"We will have 12 beautiful stadiums with every seat individually numbered," Montezemolo said. "For the first time in Europe's history, we will sell tickets just for the exact number of seats. Not one more.
"That is a big sacrifice. Where we will sell one ticket for a person seated, we could have sold two for people standing."
Meanwhile, in England in wake of the Hillsborough tragedy, the government ponders solutions--identity cards for ticket-buyers, disallowing fans of visiting teams from attending games--individual teams have acted.
In some stadiums, including Hillsborough and Liverpool's Anfield, no standing-room tickets are sold. The Liverpool team spent $800,000 this summer to improve the safety of its stadium, which was reduced in capacity by 6,000 to 39,000.
But although there have been no notable incidents this season in the English League, 102 English hooligans were arrested for vandalism and fighting at Stockholm two weeks ago, when they followed the national team for a World Cup qualifying game against Sweden.
There were further incidents at the stadium involving 77 English fans, but police said those were instigated by Swedes.
Fighting earlier had broken out on the ferry from the Netherlands to Goteborg, Sweden, among about 300 English fans, one of whom was lost overboard.
"THEY SHAME US ALL AGAIN," screamed the headline in London's Daily Mail on the morning after the riot at Stockholm.
Some British government officials expressed outrage because the rioters were sent home without being charged by Swedish police.
"We just want to get rid of them," a police spokesman said.
The next day, British Prime Minister Margaret Thatcher urged the English Football Assn. to withdraw the team from the World Cup. That is not likely to happen, but exhibition games against the Netherlands in December and Scotland in May have been canceled.
Also resulting from the violence in Sweden was the establishment of a national anti-hooligan force, the National Football Intelligence Unit, which will be based at Scotland Yard.
"We shall target these traveling criminals--that's what they are--identifying the trends, the methods of transport and the weapons," the Unit's superintendent, Adrian Appleby, said last week.
He said that of primary importance to the force will be the World Cup. "We will respond to any request made by the authorities in Italy," he said.
Montezemolo said that he is encouraged by the formation of the force.
"England has a big tradition in football, maybe the biggest tradition," he said. "They will make a big effort to avoid what happened in the past."
There is no clear consensus about the identity of the hooligans.
Many of them are believed to be young, unemployed and pessimistic about their chances of rising above the lower class under England's current economic conditions.

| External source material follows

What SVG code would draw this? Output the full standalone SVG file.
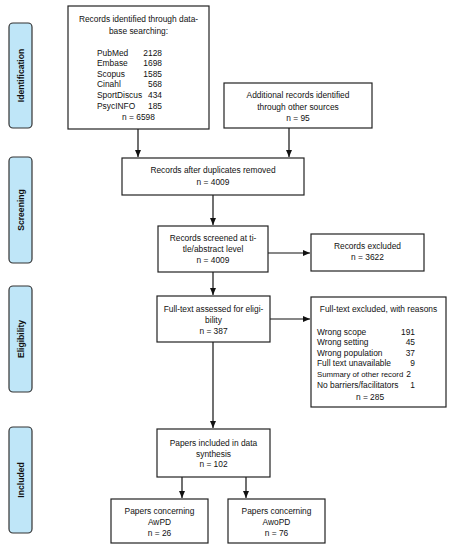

But there is increasing evidence that their numbers also include gangs of skinheads and neo-Nazis who have less interest in soccer than in creating disturbances. The fact that none among the 300 rioters on the ferry to Goteborg had tickets to the game is an argument for those who claim that identity cards are a waste of time and money.
What is England to do?
In a letter last week to a newspaper, The Guardian, a Liberal member of Parliament, Denis Howell, wrote of the dilemma:
"My own ideas of freedom lead one to the conclusion that we do have a responsibility to our friends to protect them from all this filth, and that may be a more critical freedom to exercise than that of maintaining the freedom to travel for those who we know will abuse it."